## Dataset excerpt
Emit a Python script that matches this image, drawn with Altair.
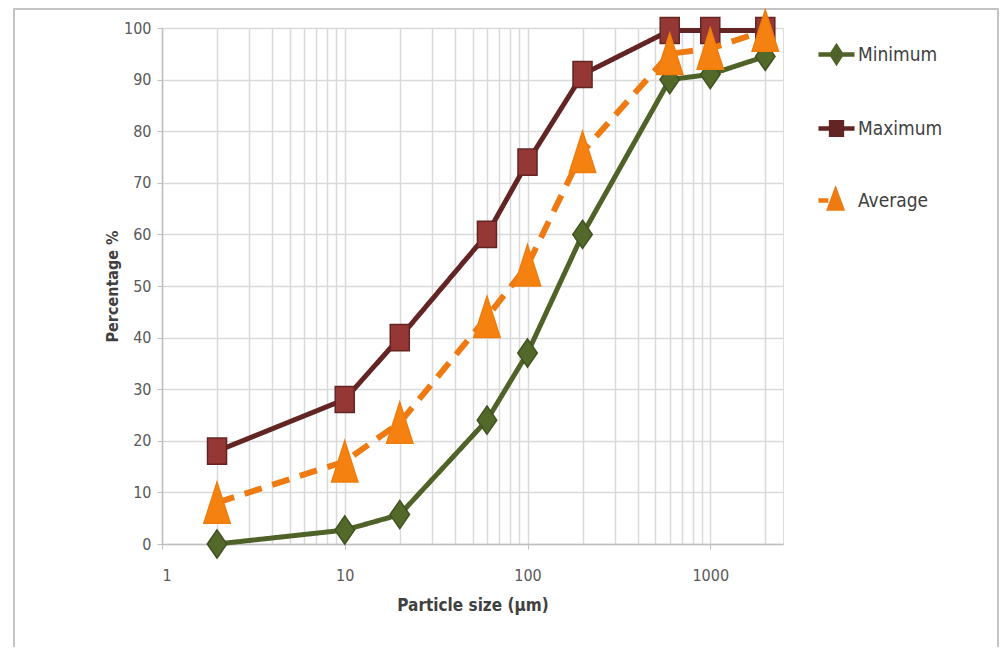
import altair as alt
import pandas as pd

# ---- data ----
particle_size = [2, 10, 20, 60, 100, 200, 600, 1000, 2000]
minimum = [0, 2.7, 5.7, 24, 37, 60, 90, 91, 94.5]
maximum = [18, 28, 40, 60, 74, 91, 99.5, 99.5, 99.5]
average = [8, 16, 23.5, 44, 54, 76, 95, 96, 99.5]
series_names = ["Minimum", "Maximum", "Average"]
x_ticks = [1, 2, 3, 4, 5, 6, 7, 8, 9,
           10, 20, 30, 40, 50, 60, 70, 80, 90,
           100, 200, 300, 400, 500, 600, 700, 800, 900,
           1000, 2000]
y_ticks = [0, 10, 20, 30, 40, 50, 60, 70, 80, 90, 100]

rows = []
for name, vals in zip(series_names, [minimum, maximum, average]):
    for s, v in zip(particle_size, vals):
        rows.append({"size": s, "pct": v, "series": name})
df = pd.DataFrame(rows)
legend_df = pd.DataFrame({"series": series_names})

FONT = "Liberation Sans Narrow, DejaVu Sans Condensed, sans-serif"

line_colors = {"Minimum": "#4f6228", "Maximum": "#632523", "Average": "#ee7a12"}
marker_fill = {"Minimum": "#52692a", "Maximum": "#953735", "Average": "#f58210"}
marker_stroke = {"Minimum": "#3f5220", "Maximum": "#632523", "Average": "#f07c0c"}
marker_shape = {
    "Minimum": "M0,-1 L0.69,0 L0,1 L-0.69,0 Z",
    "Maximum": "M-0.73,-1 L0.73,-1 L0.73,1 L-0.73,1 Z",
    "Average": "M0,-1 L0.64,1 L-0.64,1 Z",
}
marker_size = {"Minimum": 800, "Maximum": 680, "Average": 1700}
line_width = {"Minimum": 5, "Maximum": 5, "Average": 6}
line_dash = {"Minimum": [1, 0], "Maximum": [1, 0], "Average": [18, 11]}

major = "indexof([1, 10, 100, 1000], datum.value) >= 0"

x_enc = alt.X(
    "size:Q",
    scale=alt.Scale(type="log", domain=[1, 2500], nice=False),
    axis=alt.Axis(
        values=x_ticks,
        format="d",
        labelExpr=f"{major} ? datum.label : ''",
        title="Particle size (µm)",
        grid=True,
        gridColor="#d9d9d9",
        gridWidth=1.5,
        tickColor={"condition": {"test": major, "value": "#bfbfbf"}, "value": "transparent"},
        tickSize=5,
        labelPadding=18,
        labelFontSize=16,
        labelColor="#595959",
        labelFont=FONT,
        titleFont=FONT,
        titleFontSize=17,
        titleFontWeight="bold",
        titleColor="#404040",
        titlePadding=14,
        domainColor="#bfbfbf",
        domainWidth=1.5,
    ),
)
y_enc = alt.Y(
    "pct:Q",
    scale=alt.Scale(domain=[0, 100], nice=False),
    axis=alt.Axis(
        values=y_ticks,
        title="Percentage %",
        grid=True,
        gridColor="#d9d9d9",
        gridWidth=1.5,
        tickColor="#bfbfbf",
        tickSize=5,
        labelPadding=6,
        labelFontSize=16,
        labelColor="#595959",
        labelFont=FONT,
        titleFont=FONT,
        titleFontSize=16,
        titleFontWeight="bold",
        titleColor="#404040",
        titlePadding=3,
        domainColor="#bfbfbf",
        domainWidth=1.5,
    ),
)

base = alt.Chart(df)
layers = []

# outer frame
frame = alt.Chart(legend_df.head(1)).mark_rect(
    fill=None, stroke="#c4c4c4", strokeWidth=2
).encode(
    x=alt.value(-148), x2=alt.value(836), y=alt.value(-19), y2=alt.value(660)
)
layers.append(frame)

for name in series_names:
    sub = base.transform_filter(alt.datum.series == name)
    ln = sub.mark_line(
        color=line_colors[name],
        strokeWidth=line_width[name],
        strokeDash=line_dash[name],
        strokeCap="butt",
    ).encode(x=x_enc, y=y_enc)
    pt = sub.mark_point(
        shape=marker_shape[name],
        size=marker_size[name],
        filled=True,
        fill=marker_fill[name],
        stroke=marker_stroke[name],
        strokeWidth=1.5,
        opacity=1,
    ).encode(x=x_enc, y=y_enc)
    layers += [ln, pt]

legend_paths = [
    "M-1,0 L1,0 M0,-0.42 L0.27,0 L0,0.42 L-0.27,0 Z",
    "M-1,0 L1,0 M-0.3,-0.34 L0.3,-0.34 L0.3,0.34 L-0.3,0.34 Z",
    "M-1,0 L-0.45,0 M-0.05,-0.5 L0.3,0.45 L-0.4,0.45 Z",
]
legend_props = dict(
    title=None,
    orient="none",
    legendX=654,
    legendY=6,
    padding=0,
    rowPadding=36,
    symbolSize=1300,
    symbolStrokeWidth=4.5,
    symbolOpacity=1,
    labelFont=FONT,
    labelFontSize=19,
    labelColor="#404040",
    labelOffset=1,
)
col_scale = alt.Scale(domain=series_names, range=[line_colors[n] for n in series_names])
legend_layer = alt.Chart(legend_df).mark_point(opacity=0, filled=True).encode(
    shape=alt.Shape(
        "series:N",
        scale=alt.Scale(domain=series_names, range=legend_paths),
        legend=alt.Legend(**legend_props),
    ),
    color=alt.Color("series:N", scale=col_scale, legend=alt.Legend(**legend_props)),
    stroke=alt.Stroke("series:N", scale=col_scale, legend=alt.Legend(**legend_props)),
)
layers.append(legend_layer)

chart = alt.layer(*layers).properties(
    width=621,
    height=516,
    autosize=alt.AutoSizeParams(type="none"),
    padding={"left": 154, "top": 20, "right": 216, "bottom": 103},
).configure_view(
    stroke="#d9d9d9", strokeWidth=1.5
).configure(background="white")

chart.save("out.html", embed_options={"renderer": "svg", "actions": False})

## Your goal
Reproduce the whole listing exactly, but not the images in it.

## Exercise solution
Emit a Python script that matches this image, drawn with Altair.
import altair as alt
import pandas as pd

# ---- data ----
particle_size = [2, 10, 20, 60, 100, 200, 600, 1000, 2000]
minimum = [0, 2.7, 5.7, 24, 37, 60, 90, 91, 94.5]
maximum = [18, 28, 40, 60, 74, 91, 99.5, 99.5, 99.5]
average = [8, 16, 23.5, 44, 54, 76, 95, 96, 99.5]
series_names = ["Minimum", "Maximum", "Average"]
x_ticks = [1, 2, 3, 4, 5, 6, 7, 8, 9,
           10, 20, 30, 40, 50, 60, 70, 80, 90,
           100, 200, 300, 400, 500, 600, 700, 800, 900,
           1000, 2000]
y_ticks = [0, 10, 20, 30, 40, 50, 60, 70, 80, 90, 100]

rows = []
for name, vals in zip(series_names, [minimum, maximum, average]):
    for s, v in zip(particle_size, vals):
        rows.append({"size": s, "pct": v, "series": name})
df = pd.DataFrame(rows)
legend_df = pd.DataFrame({"series": series_names})

FONT = "Liberation Sans Narrow, DejaVu Sans Condensed, sans-serif"

line_colors = {"Minimum": "#4f6228", "Maximum": "#632523", "Average": "#ee7a12"}
marker_fill = {"Minimum": "#52692a", "Maximum": "#953735", "Average": "#f58210"}
marker_stroke = {"Minimum": "#3f5220", "Maximum": "#632523", "Average": "#f07c0c"}
marker_shape = {
    "Minimum": "M0,-1 L0.69,0 L0,1 L-0.69,0 Z",
    "Maximum": "M-0.73,-1 L0.73,-1 L0.73,1 L-0.73,1 Z",
    "Average": "M0,-1 L0.64,1 L-0.64,1 Z",
}
marker_size = {"Minimum": 800, "Maximum": 680, "Average": 1700}
line_width = {"Minimum": 5, "Maximum": 5, "Average": 6}
line_dash = {"Minimum": [1, 0], "Maximum": [1, 0], "Average": [18, 11]}

major = "indexof([1, 10, 100, 1000], datum.value) >= 0"

x_enc = alt.X(
    "size:Q",
    scale=alt.Scale(type="log", domain=[1, 2500], nice=False),
    axis=alt.Axis(
        values=x_ticks,
        format="d",
        labelExpr=f"{major} ? datum.label : ''",
        title="Particle size (µm)",
        grid=True,
        gridColor="#d9d9d9",
        gridWidth=1.5,
        tickColor={"condition": {"test": major, "value": "#bfbfbf"}, "value": "transparent"},
        tickSize=5,
        labelPadding=18,
        labelFontSize=16,
        labelColor="#595959",
        labelFont=FONT,
        titleFont=FONT,
        titleFontSize=17,
        titleFontWeight="bold",
        titleColor="#404040",
        titlePadding=14,
        domainColor="#bfbfbf",
        domainWidth=1.5,
    ),
)
y_enc = alt.Y(
    "pct:Q",
    scale=alt.Scale(domain=[0, 100], nice=False),
    axis=alt.Axis(
        values=y_ticks,
        title="Percentage %",
        grid=True,
        gridColor="#d9d9d9",
        gridWidth=1.5,
        tickColor="#bfbfbf",
        tickSize=5,
        labelPadding=6,
        labelFontSize=16,
        labelColor="#595959",
        labelFont=FONT,
        titleFont=FONT,
        titleFontSize=16,
        titleFontWeight="bold",
        titleColor="#404040",
        titlePadding=3,
        domainColor="#bfbfbf",
        domainWidth=1.5,
    ),
)

base = alt.Chart(df)
layers = []

# outer frame
frame = alt.Chart(legend_df.head(1)).mark_rect(
    fill=None, stroke="#c4c4c4", strokeWidth=2
).encode(
    x=alt.value(-148), x2=alt.value(836), y=alt.value(-19), y2=alt.value(660)
)
layers.append(frame)

for name in series_names:
    sub = base.transform_filter(alt.datum.series == name)
    ln = sub.mark_line(
        color=line_colors[name],
        strokeWidth=line_width[name],
        strokeDash=line_dash[name],
        strokeCap="butt",
    ).encode(x=x_enc, y=y_enc)
    pt = sub.mark_point(
        shape=marker_shape[name],
        size=marker_size[name],
        filled=True,
        fill=marker_fill[name],
        stroke=marker_stroke[name],
        strokeWidth=1.5,
        opacity=1,
    ).encode(x=x_enc, y=y_enc)
    layers += [ln, pt]

legend_paths = [
    "M-1,0 L1,0 M0,-0.42 L0.27,0 L0,0.42 L-0.27,0 Z",
    "M-1,0 L1,0 M-0.3,-0.34 L0.3,-0.34 L0.3,0.34 L-0.3,0.34 Z",
    "M-1,0 L-0.45,0 M-0.05,-0.5 L0.3,0.45 L-0.4,0.45 Z",
]
legend_props = dict(
    title=None,
    orient="none",
    legendX=654,
    legendY=6,
    padding=0,
    rowPadding=36,
    symbolSize=1300,
    symbolStrokeWidth=4.5,
    symbolOpacity=1,
    labelFont=FONT,
    labelFontSize=19,
    labelColor="#404040",
    labelOffset=1,
)
col_scale = alt.Scale(domain=series_names, range=[line_colors[n] for n in series_names])
legend_layer = alt.Chart(legend_df).mark_point(opacity=0, filled=True).encode(
    shape=alt.Shape(
        "series:N",
        scale=alt.Scale(domain=series_names, range=legend_paths),
        legend=alt.Legend(**legend_props),
    ),
    color=alt.Color("series:N", scale=col_scale, legend=alt.Legend(**legend_props)),
    stroke=alt.Stroke("series:N", scale=col_scale, legend=alt.Legend(**legend_props)),
)
layers.append(legend_layer)

chart = alt.layer(*layers).properties(
    width=621,
    height=516,
    autosize=alt.AutoSizeParams(type="none"),
    padding={"left": 154, "top": 20, "right": 216, "bottom": 103},
).configure_view(
    stroke="#d9d9d9", strokeWidth=1.5
).configure(background="white")

chart.save("out.html", embed_options={"renderer": "svg", "actions": False})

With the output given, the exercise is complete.